Source data ▸
= = = =

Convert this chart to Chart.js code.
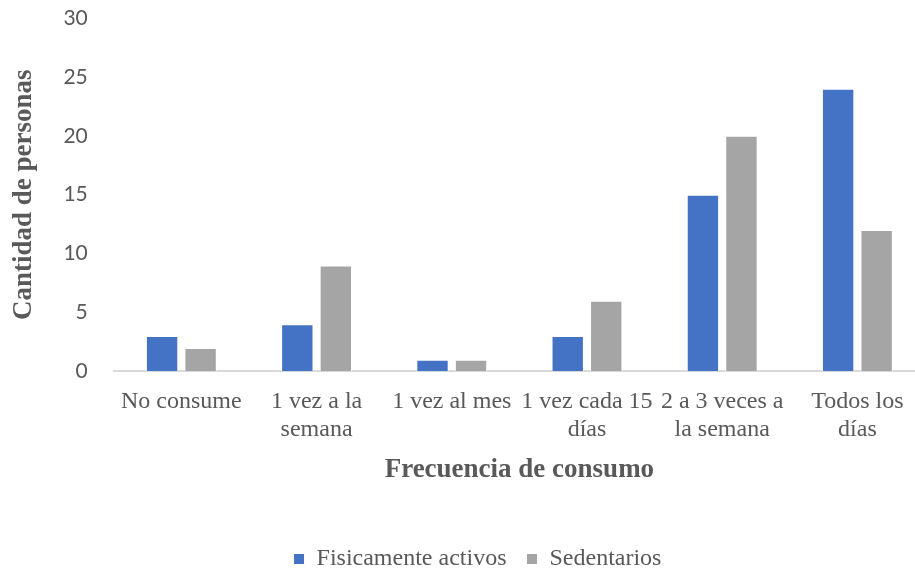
<!DOCTYPE html>
<html>
<head>
<meta charset="utf-8">
<script src="https://cdn.jsdelivr.net/npm/chart.js@4/dist/chart.umd.min.js"></script>
<style>
  html, body { margin: 0; padding: 0; background: #fff; overflow: hidden; }
  #wrap { width: 915px; height: 571px; overflow: hidden; }
  canvas { display: block; }
</style>
</head>
<body>
<div id="wrap"><canvas id="chart" width="935" height="571"></canvas></div>
<script>
// Frecuencia de consumo por grupo
const categories = [
  'No consume',
  ['1 vez a la', 'semana'],
  '1 vez al mes',
  ['1 vez cada 15', 'días'],
  ['2 a 3 veces a', 'la semana'],
  ['Todos los', 'días']
];
const activos = [3, 4, 1, 3, 15, 24];
const sedentarios = [2, 9, 1, 6, 20, 12];
const yTicks = [0, 5, 10, 15, 20, 25, 30];

const serif = '"Liberation Serif", "Times New Roman", serif';
const sans = 'Lato, "Liberation Sans", sans-serif';
const textGrey = '#595959';

// nudges the centred legend row sideways
const legendShift = {
  id: 'legendShift',
  afterLayout(chart) {
    chart.legend.left += 11;
    chart.legend.right += 11;
  }
};

new Chart(document.getElementById('chart'), {
  type: 'bar',
  data: {
    labels: categories,
    datasets: [
      {
        label: 'Fisicamente activos',
        data: activos,
        backgroundColor: '#4472C4',
        borderColor: '#ffffff',
        borderWidth: 1
      },
      {
        label: 'Sedentarios',
        data: sedentarios,
        backgroundColor: '#A5A5A5',
        borderColor: '#ffffff',
        borderWidth: 1
      }
    ]
  },
  options: {
    responsive: false,
    animation: false,
    layout: { padding: { left: 8, right: 10, top: 18, bottom: -10 } },
    datasets: { bar: { categoryPercentage: 0.57, barPercentage: 0.84 } },
    scales: {
      x: {
        grid: { display: false },
        border: { display: true, color: '#d9d9d9', width: 2 },
        ticks: {
          color: textGrey,
          font: { family: serif, size: 24, lineHeight: 1.17 },
          maxRotation: 0,
          autoSkip: false,
          padding: 8
        },
        title: {
          display: true,
          text: 'Frecuencia de consumo',
          color: textGrey,
          font: { family: serif, size: 27, weight: 'bold' },
          padding: { top: 2, bottom: 41 }
        }
      },
      y: {
        min: 0,
        max: 30,
        afterBuildTicks: (axis) => { axis.ticks = yTicks.map(v => ({ value: v })); },
        grid: {
          display: true,
          drawOnChartArea: false,
          drawTicks: true,
          tickLength: 26,
          tickColor: 'rgba(0,0,0,0)',
          color: 'rgba(0,0,0,0)'
        },
        border: { display: false },
        ticks: {
          color: textGrey,
          font: { family: sans, size: 21 },
          padding: 0
        },
        title: {
          display: true,
          text: 'Cantidad de personas',
          color: textGrey,
          font: { family: serif, size: 27, weight: 'bold' },
          padding: { top: 0, bottom: 23 }
        }
      }
    },
    plugins: {
      tooltip: { enabled: false },
      legend: {
        position: 'bottom',
        labels: {
          color: textGrey,
          font: { family: serif, size: 24 },
          boxWidth: 11,
          boxHeight: 11,
          padding: 20
        }
      }
    }
  },
  plugins: [legendShift]
});
</script>
</body>
</html>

= = = =

Work to complete ▸ Reproduce the whole listing above word for word, but not its pictures.

Result for this task ▸
Convert this chart to Chart.js code.
<!DOCTYPE html>
<html>
<head>
<meta charset="utf-8">
<script src="https://cdn.jsdelivr.net/npm/chart.js@4/dist/chart.umd.min.js"></script>
<style>
  html, body { margin: 0; padding: 0; background: #fff; overflow: hidden; }
  #wrap { width: 915px; height: 571px; overflow: hidden; }
  canvas { display: block; }
</style>
</head>
<body>
<div id="wrap"><canvas id="chart" width="935" height="571"></canvas></div>
<script>
// Frecuencia de consumo por grupo
const categories = [
  'No consume',
  ['1 vez a la', 'semana'],
  '1 vez al mes',
  ['1 vez cada 15', 'días'],
  ['2 a 3 veces a', 'la semana'],
  ['Todos los', 'días']
];
const activos = [3, 4, 1, 3, 15, 24];
const sedentarios = [2, 9, 1, 6, 20, 12];
const yTicks = [0, 5, 10, 15, 20, 25, 30];

const serif = '"Liberation Serif", "Times New Roman", serif';
const sans = 'Lato, "Liberation Sans", sans-serif';
const textGrey = '#595959';

// nudges the centred legend row sideways
const legendShift = {
  id: 'legendShift',
  afterLayout(chart) {
    chart.legend.left += 11;
    chart.legend.right += 11;
  }
};

new Chart(document.getElementById('chart'), {
  type: 'bar',
  data: {
    labels: categories,
    datasets: [
      {
        label: 'Fisicamente activos',
        data: activos,
        backgroundColor: '#4472C4',
        borderColor: '#ffffff',
        borderWidth: 1
      },
      {
        label: 'Sedentarios',
        data: sedentarios,
        backgroundColor: '#A5A5A5',
        borderColor: '#ffffff',
        borderWidth: 1
      }
    ]
  },
  options: {
    responsive: false,
    animation: false,
    layout: { padding: { left: 8, right: 10, top: 18, bottom: -10 } },
    datasets: { bar: { categoryPercentage: 0.57, barPercentage: 0.84 } },
    scales: {
      x: {
        grid: { display: false },
        border: { display: true, color: '#d9d9d9', width: 2 },
        ticks: {
          color: textGrey,
          font: { family: serif, size: 24, lineHeight: 1.17 },
          maxRotation: 0,
          autoSkip: false,
          padding: 8
        },
        title: {
          display: true,
          text: 'Frecuencia de consumo',
          color: textGrey,
          font: { family: serif, size: 27, weight: 'bold' },
          padding: { top: 2, bottom: 41 }
        }
      },
      y: {
        min: 0,
        max: 30,
        afterBuildTicks: (axis) => { axis.ticks = yTicks.map(v => ({ value: v })); },
        grid: {
          display: true,
          drawOnChartArea: false,
          drawTicks: true,
          tickLength: 26,
          tickColor: 'rgba(0,0,0,0)',
          color: 'rgba(0,0,0,0)'
        },
        border: { display: false },
        ticks: {
          color: textGrey,
          font: { family: sans, size: 21 },
          padding: 0
        },
        title: {
          display: true,
          text: 'Cantidad de personas',
          color: textGrey,
          font: { family: serif, size: 27, weight: 'bold' },
          padding: { top: 0, bottom: 23 }
        }
      }
    },
    plugins: {
      tooltip: { enabled: false },
      legend: {
        position: 'bottom',
        labels: {
          color: textGrey,
          font: { family: serif, size: 24 },
          boxWidth: 11,
          boxHeight: 11,
          padding: 20
        }
      }
    }
  },
  plugins: [legendShift]
});
</script>
</body>
</html>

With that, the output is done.